-- Begin Records --
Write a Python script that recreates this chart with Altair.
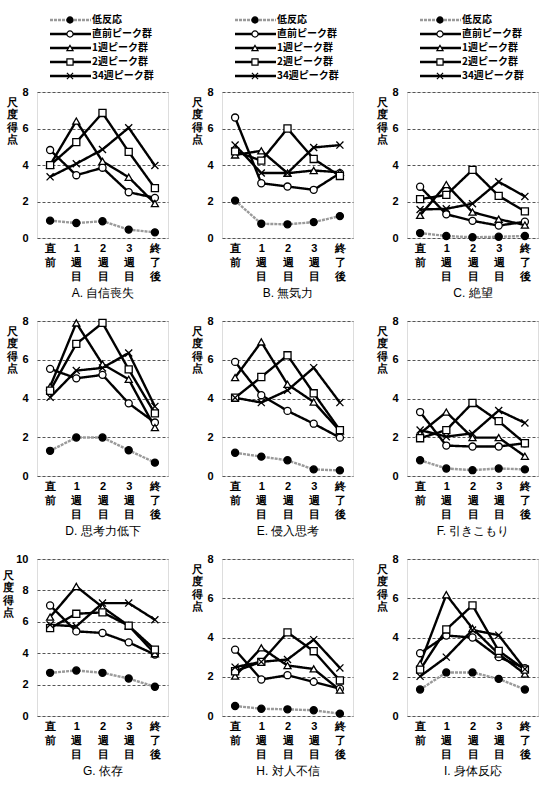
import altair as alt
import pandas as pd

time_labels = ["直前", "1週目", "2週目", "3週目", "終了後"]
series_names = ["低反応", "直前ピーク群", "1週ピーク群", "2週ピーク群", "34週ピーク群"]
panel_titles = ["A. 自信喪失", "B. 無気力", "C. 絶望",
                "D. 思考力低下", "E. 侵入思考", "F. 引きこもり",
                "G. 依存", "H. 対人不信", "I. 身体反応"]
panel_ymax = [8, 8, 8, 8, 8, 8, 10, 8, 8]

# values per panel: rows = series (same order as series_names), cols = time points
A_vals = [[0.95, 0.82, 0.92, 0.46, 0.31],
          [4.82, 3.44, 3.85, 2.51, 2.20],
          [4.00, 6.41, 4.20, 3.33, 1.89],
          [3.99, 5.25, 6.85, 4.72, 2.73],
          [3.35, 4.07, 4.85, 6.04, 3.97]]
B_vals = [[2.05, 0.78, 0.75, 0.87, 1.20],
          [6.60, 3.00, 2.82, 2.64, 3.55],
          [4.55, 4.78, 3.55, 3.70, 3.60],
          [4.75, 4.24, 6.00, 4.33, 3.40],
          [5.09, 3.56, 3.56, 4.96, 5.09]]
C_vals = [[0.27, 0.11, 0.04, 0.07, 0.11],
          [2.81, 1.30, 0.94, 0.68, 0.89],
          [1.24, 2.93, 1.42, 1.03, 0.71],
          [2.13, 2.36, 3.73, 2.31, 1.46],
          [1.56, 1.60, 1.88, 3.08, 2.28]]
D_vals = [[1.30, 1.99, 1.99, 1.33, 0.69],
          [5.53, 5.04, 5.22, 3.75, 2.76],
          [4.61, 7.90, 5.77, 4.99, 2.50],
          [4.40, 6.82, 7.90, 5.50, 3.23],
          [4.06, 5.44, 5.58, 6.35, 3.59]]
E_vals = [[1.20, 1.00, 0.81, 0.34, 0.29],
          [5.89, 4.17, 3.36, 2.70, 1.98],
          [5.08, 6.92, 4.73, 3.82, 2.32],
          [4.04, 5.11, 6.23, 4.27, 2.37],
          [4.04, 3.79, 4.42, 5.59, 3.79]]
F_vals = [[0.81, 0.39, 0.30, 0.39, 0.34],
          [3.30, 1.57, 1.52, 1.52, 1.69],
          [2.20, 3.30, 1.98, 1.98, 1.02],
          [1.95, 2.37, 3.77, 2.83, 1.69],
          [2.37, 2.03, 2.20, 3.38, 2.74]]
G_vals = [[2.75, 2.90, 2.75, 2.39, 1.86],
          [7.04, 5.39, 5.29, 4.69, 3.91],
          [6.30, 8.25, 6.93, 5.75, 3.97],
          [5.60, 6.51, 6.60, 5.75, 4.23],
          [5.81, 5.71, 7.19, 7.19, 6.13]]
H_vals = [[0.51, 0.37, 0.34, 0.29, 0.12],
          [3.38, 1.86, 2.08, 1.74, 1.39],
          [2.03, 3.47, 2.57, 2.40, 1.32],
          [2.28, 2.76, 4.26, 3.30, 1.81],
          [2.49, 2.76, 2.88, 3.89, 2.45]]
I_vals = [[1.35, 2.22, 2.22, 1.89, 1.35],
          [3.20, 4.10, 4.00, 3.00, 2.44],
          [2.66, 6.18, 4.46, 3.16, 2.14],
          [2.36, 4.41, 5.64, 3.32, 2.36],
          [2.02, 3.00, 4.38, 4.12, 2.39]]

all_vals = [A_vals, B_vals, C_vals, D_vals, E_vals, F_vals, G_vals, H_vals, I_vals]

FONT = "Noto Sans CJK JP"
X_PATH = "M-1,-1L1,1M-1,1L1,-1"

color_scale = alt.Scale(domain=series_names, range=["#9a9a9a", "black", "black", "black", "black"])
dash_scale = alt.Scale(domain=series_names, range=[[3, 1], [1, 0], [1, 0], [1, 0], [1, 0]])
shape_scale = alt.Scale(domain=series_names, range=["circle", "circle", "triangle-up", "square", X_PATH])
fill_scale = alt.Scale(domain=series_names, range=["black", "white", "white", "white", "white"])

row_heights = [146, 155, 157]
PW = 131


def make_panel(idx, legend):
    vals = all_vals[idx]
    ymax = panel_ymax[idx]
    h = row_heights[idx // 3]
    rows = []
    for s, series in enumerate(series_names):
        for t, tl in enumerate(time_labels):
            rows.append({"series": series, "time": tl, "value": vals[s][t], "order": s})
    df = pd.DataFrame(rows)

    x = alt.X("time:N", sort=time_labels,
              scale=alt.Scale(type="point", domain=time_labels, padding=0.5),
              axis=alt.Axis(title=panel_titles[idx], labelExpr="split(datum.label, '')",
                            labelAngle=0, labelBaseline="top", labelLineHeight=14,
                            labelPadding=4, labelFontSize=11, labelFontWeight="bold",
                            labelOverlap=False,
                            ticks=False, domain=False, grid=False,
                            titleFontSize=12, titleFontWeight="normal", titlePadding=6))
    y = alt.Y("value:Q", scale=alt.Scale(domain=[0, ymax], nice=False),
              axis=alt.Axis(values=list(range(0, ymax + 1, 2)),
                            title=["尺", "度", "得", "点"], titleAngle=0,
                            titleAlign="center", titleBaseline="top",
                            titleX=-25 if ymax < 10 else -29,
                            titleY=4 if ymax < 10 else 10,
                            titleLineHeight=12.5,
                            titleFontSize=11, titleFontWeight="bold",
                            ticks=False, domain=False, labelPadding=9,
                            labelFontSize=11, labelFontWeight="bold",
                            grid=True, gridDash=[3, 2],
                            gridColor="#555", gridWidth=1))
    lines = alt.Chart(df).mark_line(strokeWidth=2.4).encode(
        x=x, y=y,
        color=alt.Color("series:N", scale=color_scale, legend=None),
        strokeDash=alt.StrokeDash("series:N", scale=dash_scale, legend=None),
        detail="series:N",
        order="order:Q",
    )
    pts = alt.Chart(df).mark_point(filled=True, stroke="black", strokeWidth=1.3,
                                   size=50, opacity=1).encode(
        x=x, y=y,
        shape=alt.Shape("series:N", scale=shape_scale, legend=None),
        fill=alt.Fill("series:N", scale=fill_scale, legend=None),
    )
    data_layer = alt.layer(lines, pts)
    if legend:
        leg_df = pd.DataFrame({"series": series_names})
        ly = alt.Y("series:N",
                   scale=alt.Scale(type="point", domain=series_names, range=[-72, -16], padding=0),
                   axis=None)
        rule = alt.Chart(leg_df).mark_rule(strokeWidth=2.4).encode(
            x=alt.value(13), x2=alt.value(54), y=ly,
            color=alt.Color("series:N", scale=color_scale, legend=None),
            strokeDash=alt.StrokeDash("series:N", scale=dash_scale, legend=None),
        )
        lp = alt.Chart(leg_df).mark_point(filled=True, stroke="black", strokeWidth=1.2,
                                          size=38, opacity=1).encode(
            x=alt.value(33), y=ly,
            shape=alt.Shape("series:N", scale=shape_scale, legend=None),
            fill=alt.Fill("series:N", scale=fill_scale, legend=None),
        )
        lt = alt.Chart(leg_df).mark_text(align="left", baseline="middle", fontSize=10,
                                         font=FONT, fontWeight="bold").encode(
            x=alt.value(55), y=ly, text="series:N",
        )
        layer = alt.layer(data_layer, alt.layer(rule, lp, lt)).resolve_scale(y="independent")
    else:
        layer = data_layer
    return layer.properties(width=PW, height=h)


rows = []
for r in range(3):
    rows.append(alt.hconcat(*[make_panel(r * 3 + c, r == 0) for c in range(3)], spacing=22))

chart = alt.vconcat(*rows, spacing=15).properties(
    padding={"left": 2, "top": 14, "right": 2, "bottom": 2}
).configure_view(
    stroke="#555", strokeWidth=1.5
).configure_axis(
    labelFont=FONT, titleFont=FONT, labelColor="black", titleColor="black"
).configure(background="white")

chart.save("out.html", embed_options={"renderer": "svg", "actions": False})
-- End Records --
-- Begin Records --
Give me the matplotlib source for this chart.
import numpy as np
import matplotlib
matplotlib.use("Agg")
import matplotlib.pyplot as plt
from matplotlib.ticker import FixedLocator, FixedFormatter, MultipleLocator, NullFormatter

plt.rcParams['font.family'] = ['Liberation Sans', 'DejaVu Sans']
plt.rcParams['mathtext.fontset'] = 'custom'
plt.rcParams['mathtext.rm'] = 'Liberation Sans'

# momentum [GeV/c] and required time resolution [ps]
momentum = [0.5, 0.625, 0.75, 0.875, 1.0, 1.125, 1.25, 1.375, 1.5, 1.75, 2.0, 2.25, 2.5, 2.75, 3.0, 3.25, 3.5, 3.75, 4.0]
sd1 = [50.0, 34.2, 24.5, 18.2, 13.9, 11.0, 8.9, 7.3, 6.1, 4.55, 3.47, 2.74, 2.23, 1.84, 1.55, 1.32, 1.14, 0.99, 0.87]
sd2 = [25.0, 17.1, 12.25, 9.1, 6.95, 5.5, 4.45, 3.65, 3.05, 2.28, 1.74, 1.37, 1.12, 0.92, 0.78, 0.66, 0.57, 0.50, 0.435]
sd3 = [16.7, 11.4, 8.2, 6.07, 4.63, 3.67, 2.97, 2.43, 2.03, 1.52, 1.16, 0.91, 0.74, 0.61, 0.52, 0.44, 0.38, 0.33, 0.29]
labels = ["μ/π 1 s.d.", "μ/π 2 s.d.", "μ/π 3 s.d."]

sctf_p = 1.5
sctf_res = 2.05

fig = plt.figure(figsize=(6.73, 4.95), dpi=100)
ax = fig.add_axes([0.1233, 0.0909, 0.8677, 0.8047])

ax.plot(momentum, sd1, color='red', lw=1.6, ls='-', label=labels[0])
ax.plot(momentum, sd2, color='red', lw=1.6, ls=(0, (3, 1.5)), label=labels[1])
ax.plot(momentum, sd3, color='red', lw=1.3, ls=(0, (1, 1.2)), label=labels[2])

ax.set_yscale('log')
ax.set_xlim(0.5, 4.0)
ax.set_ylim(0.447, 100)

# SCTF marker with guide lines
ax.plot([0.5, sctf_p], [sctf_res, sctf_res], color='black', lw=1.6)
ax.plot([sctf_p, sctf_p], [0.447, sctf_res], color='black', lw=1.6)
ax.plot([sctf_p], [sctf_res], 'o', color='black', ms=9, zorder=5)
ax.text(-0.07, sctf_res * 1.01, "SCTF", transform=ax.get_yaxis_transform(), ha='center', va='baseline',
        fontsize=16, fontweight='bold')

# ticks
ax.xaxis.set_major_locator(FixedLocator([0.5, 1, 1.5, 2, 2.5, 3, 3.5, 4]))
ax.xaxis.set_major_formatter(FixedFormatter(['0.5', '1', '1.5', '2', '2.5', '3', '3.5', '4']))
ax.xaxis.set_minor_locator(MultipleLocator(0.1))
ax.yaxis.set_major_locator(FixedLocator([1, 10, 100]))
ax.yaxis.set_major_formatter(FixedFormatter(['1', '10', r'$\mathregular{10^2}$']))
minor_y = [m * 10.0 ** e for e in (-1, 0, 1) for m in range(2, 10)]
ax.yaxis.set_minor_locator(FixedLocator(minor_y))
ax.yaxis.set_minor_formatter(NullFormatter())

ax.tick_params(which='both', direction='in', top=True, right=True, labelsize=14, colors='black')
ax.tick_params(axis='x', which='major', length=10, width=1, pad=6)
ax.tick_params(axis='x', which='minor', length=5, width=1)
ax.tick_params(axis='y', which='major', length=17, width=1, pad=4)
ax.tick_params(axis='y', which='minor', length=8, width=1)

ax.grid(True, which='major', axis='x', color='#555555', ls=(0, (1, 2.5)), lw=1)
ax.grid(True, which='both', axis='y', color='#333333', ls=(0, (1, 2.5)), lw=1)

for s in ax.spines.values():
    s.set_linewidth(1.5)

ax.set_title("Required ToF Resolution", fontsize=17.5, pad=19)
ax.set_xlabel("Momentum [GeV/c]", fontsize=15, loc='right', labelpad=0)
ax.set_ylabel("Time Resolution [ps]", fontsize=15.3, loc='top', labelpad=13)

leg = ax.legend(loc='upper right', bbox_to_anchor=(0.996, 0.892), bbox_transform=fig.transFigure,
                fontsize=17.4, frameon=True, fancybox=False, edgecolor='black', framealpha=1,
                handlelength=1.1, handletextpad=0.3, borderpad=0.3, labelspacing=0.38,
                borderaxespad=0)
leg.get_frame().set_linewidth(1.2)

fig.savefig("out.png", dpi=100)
-- End Records --
-- Begin Records --
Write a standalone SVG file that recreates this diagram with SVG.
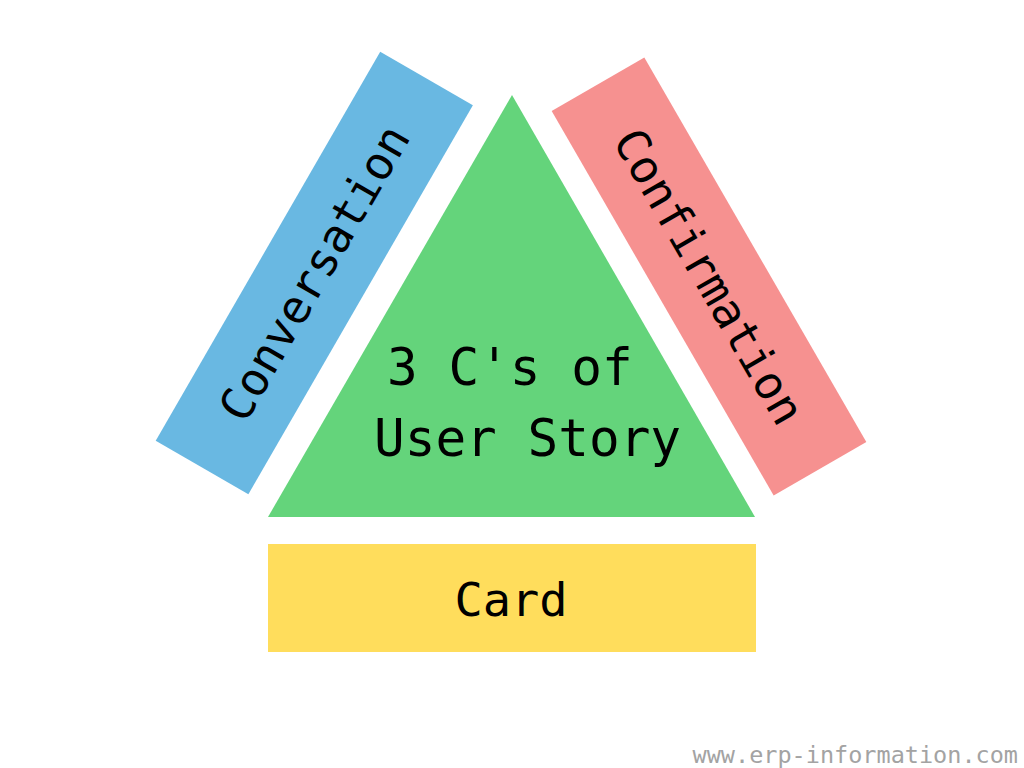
-- End Records --
:: Exercise directions ::
Start at the line with "Give me the matplotlib source for this chart." and stop after the line with "from matplotlib.ticker import". Repeat exactly the lines in that range.

:: Task output ::
Give me the matplotlib source for this chart.
import numpy as np
import matplotlib
matplotlib.use("Agg")
import matplotlib.pyplot as plt
from matplotlib.ticker import FixedLocator, FixedFormatter, MultipleLocator, NullFormatter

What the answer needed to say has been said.